• COLLECTED MATERIAL:
****************************************

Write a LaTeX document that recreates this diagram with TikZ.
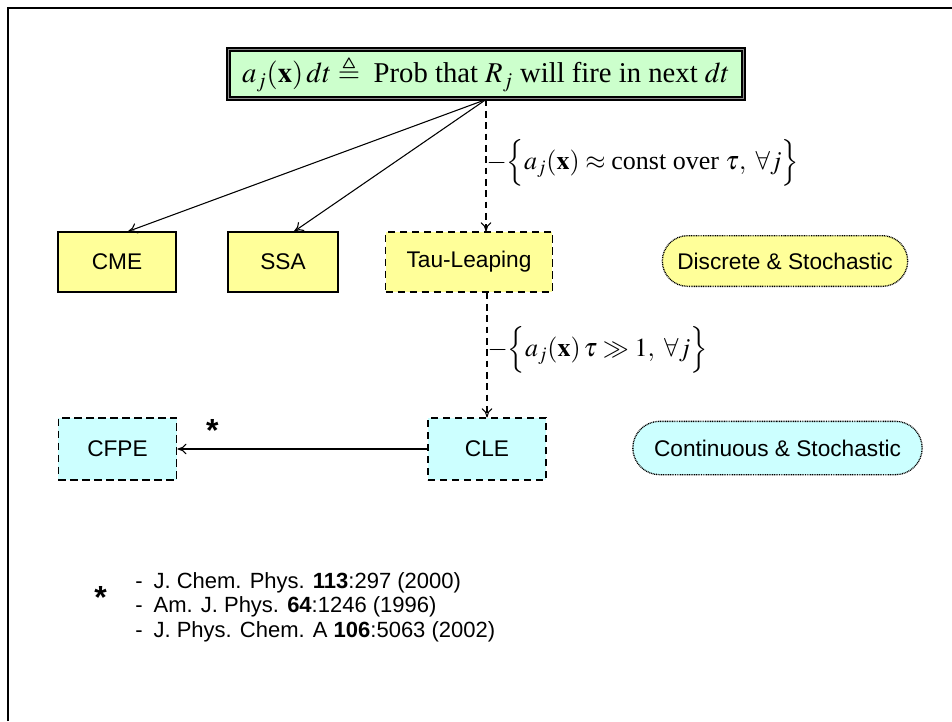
\documentclass[tikz,border=0pt]{standalone}
\usepackage{amsmath,amssymb}
\usepackage{mathptmx}
\usepackage[no-math]{fontspec}
\setmainfont{Liberation Serif}
\setsansfont{Liberation Sans}
\usepackage{tikz}
\usetikzlibrary{arrows.meta,positioning,shapes.misc}

\definecolor{greenfill}{HTML}{CCFFCC}
\definecolor{yellowfill}{HTML}{FFFF99}
\definecolor{cyanfill}{HTML}{CCFFFF}

\begin{document}
\begin{tikzpicture}[
    x=0.75pt, y=-0.75pt,
    titlebox/.style={rectangle, draw=black, line width=1.3pt, double=black!45,
        double distance=0.9pt, fill=greenfill, minimum width=386pt, minimum height=37pt,
        inner sep=0pt, font=\fontsize{21.5}{24}\selectfont},
    method/.style={rectangle, draw=black, line width=0.9pt, fill=yellowfill,
        minimum height=45pt, align=center, inner sep=0pt, font=\sffamily\fontsize{17}{19}\selectfont},
    approx/.style={method, dash pattern=on 5.5pt off 3.5pt},
    contbox/.style={approx, fill=cyanfill, minimum width=88.5pt, minimum height=46.5pt},
    regime/.style={rounded rectangle, draw=black, line width=1pt, dash pattern=on 0.7pt off 0.6pt,
        minimum height=38pt, inner sep=0pt, font=\sffamily\fontsize{17}{19}\selectfont},
    arrow/.style={-{To[length=2.4mm,width=2.8mm]}, line width=0.8pt},
    dasharrow/.style={arrow, dash pattern=on 5pt off 3.5pt},
    cond/.style={anchor=west, inner sep=0pt, font=\fontsize{19.5}{22}\selectfont},
    refs/.style={align=left, inner sep=0pt, font=\sffamily\fontsize{16.5}{18.4}\selectfont},
    starmark/.style={font=\sffamily\bfseries\fontsize{24}{24}\selectfont}
]
\useasboundingbox (0,0) rectangle (952,721);
% slide frame
\draw[line width=2.2pt] (8,721) -- (8,8) -- (952,8);

\node[titlebox] (prob) at (486,74)
    {$a_j(\mathbf{x})\,dt \triangleq{}$ Prob that $R_j$ will fire in next $dt$};

% exact and approximate methods
\node[method, minimum width=88.5pt] (cme) at (117,262) {CME};
\node[method, minimum width=82.5pt] (ssa) at (283,262) {SSA};
\node[approx, minimum width=125pt] (tau) at (469,262) {Tau-Leaping};
\node[regime, fill=yellowfill, minimum width=184pt] (discrete) at (785,261) {Discrete \& Stochastic};

\node[contbox] (cle) at (487,449) {CLE};
\node[contbox, minimum width=89pt] (cfpe) at (117.5,449) {CFPE};
\node[regime, fill=cyanfill, minimum width=217pt, minimum height=40pt] (continuous) at (777.5,448) {Continuous \& Stochastic};

\draw[arrow] (prob.south) -- (cme.70);
\draw[arrow] (prob.south) -- (ssa.70);
\draw[dasharrow] (prob.south) -- (prob.south |- tau.north)
    node[cond, pos=0.48] {$-\Bigl\{a_j(\mathbf{x}) \approx \text{const over } \tau,\ \forall j\Bigr\}$};
\draw[dasharrow] (tau.south -| cle.north) -- (cle.north)
    node[cond, pos=0.46] {$-\Bigl\{a_j(\mathbf{x})\,\tau \gg 1,\ \forall j\Bigr\}$};
\draw[arrow] (cle.west) -- (cfpe.east)
    node[starmark, above=2pt, pos=0.86] {*};

% references
\node[refs, anchor=north west] (papers) at (135,572)
    {-\enspace J. Chem. Phys. \textbf{113}:297 (2000)\\
     -\enspace Am. J. Phys. \textbf{64}:1246 (1996)\\
     -\enspace J. Phys. Chem. A \textbf{106}:5063 (2002)};
\node[starmark, inner sep=0pt, anchor=east] (star) at ([xshift=-21pt, yshift=-19pt]papers.north west) {*};
\end{tikzpicture}
\end{document}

****************************************

Leave out the pictures and repeat the lines from the start of the material through the line with "Prob that $R_j$", inclusive.

Write a LaTeX document that recreates this diagram with TikZ.
\documentclass[tikz,border=0pt]{standalone}
\usepackage{amsmath,amssymb}
\usepackage{mathptmx}
\usepackage[no-math]{fontspec}
\setmainfont{Liberation Serif}
\setsansfont{Liberation Sans}
\usepackage{tikz}
\usetikzlibrary{arrows.meta,positioning,shapes.misc}

\definecolor{greenfill}{HTML}{CCFFCC}
\definecolor{yellowfill}{HTML}{FFFF99}
\definecolor{cyanfill}{HTML}{CCFFFF}

\begin{document}
\begin{tikzpicture}[
    x=0.75pt, y=-0.75pt,
    titlebox/.style={rectangle, draw=black, line width=1.3pt, double=black!45,
        double distance=0.9pt, fill=greenfill, minimum width=386pt, minimum height=37pt,
        inner sep=0pt, font=\fontsize{21.5}{24}\selectfont},
    method/.style={rectangle, draw=black, line width=0.9pt, fill=yellowfill,
        minimum height=45pt, align=center, inner sep=0pt, font=\sffamily\fontsize{17}{19}\selectfont},
    approx/.style={method, dash pattern=on 5.5pt off 3.5pt},
    contbox/.style={approx, fill=cyanfill, minimum width=88.5pt, minimum height=46.5pt},
    regime/.style={rounded rectangle, draw=black, line width=1pt, dash pattern=on 0.7pt off 0.6pt,
        minimum height=38pt, inner sep=0pt, font=\sffamily\fontsize{17}{19}\selectfont},
    arrow/.style={-{To[length=2.4mm,width=2.8mm]}, line width=0.8pt},
    dasharrow/.style={arrow, dash pattern=on 5pt off 3.5pt},
    cond/.style={anchor=west, inner sep=0pt, font=\fontsize{19.5}{22}\selectfont},
    refs/.style={align=left, inner sep=0pt, font=\sffamily\fontsize{16.5}{18.4}\selectfont},
    starmark/.style={font=\sffamily\bfseries\fontsize{24}{24}\selectfont}
]
\useasboundingbox (0,0) rectangle (952,721);
% slide frame
\draw[line width=2.2pt] (8,721) -- (8,8) -- (952,8);

\node[titlebox] (prob) at (486,74)
    {$a_j(\mathbf{x})\,dt \triangleq{}$ Prob that $R_j$ will fire in next $dt$};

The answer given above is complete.